Considering Bunnell was barely out of his teens when he wrote the song, one can safely assume the last bit is a middle-aged extrapolation. The song captured the sights and sounds of the desert, as Bunnell intended, but also a moment in time when the yearning for those sights and sounds was at its peak. It is unfair to expect the same spontaneity in a 400-page novel as a 40-line song, but it's this innocence that, perhaps, separates a work of art that speaks to the audience from one that addresses them. Gods Without Men is a clever, mesmerising work of fiction, but its overstated agenda to that end frequently threatens to be its undoing.

Multi-layered

Whatever Kunzru may be accused of as a writer, lack of ambition is not one of them. If David Mitchell — Kunzru's blurb-writer, who describes the book as “a beautifully written echo chamber of a novel” — crammed in the entire universe and compressed a vast sense of time into Cloud Atlas, Kunzru wants Gods Without Men to work in the way consciousness does. Like a morning dream, it draws on layers of mythology and frontier evangelism, popular culture and religion, mysticism and extra-terrestrial cult-worship, escapism and drug-running, till they swirl around in a grey mist, each acquiring distinct form and shape before dissolving again into a wraith, throwing into doubt reality and perception and the distinction between the two.

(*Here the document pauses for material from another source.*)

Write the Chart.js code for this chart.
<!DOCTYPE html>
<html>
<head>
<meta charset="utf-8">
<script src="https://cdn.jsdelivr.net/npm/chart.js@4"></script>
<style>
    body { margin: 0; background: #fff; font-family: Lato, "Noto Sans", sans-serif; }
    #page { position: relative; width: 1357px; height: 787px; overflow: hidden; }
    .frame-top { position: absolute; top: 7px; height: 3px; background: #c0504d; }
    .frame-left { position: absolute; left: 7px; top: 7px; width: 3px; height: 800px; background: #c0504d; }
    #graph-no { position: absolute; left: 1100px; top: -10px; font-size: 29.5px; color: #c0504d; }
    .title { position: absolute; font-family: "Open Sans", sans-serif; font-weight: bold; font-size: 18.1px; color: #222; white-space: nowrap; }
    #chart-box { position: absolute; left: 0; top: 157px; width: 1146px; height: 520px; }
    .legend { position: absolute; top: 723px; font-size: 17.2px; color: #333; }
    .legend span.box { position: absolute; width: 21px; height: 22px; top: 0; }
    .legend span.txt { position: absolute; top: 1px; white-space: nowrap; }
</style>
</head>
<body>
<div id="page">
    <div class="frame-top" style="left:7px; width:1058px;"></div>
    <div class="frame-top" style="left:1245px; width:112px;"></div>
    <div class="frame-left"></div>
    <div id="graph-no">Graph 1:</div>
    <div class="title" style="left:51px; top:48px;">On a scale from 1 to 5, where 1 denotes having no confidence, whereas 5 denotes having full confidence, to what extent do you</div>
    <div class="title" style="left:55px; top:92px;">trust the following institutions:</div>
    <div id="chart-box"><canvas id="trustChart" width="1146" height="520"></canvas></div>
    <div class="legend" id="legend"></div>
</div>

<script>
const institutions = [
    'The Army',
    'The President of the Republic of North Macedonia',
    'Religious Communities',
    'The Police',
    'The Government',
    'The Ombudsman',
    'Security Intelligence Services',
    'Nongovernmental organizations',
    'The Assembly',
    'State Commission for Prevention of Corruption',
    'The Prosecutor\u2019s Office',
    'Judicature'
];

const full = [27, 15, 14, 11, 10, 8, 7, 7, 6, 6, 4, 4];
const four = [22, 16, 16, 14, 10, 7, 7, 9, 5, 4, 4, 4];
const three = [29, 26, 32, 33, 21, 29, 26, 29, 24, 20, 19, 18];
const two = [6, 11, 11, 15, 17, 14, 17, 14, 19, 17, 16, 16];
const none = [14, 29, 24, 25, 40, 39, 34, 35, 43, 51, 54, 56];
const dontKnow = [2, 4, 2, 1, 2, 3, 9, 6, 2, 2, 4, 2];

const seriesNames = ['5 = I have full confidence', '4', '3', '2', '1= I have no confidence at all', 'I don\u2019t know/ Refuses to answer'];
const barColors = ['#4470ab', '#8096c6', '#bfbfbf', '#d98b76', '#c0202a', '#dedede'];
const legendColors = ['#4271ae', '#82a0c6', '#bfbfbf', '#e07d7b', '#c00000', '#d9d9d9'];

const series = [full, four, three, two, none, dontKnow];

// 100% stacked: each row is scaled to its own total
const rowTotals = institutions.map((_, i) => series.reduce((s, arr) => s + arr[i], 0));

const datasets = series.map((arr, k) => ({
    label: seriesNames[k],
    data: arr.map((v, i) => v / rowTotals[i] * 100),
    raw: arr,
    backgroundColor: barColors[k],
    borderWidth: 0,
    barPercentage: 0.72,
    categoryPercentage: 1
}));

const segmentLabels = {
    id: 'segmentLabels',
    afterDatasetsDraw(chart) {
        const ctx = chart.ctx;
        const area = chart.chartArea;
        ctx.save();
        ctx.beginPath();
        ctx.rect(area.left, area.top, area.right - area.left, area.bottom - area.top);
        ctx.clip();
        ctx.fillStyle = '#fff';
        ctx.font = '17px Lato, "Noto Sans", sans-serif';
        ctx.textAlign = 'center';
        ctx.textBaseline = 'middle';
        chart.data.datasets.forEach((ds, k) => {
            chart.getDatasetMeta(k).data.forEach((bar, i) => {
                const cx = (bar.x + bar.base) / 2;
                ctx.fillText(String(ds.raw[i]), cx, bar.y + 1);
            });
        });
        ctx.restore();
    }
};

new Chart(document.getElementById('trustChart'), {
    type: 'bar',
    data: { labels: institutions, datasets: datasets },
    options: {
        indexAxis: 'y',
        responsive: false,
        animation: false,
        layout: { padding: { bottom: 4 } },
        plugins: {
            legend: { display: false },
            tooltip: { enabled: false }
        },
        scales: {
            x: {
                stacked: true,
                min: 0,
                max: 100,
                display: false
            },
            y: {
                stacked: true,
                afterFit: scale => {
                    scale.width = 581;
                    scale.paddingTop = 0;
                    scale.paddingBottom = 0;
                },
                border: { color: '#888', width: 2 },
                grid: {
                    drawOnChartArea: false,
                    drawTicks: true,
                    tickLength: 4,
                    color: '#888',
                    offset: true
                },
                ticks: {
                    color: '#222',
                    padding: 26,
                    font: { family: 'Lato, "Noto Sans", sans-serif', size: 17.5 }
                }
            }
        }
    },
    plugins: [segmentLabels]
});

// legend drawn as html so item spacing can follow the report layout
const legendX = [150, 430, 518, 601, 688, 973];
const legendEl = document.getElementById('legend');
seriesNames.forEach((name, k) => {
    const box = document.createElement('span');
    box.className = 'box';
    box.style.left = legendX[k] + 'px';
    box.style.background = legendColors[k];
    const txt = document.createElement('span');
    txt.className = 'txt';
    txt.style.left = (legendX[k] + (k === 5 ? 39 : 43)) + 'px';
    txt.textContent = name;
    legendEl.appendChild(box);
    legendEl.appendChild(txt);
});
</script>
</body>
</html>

These stories zigzag across time, but not space: All the intense focus of the novel is concentrated around the Three Pinnacles, “columns of rock (that) shot up like the tentacles of some ancient creature, weathered feelers probing the sky”, somewhere in the Mojave desert in the western United States. Kunzru's desert air, too, is full of sound, which crescendos into a soul-wrenching scream when Jaz and Lisa arrive here for a holiday with their autistic son Raj and, inexplicably, lose him. The story of this immigrant Indian's marriage with the all-American Lisa is the fluent heart of the book; it is also the section most vulnerable to being crowded out by the grey wraiths of the background.

Unifying link

In Cloud Atlas, a birthmark ran as a connecting link through the nesting stories. Here, it is the search for design and meaning — for a greater, universally ordained purpose, if you will — that draws the myriad characters to the edge of the desert. Whatever World War II veteran Schmidt or single mother Joanie, self-styled anthropologist Deighton or troubled rock star Nicky were looking for, their goals are corrupted and actualised in Walter, a global quant model that Jaz must use to discover predictable behaviours in apparently random data. Because Jaz's story is set in 2008 and he is a Wall Street whiz kid, it's not difficult to foresee how that story will unravel. Walter's collapse — was it a casualty of the economic meltdown, or a cause? — is followed by Raj being found, apparently hale and hearty.

The audacious ambition of this novel is well-served by Kunzru's dazzling talent but, once you've brought the back cover down on Jaz and Lisa standing on the edge of the ridge, looking for answers but seeing only a vast emptiness, the dazzle dies, the wraiths fade and you confront, like the protagonists, what should have been.

Gods Without Men,Hari Kunzru, Hamish Hamilton, p.384, £17.99.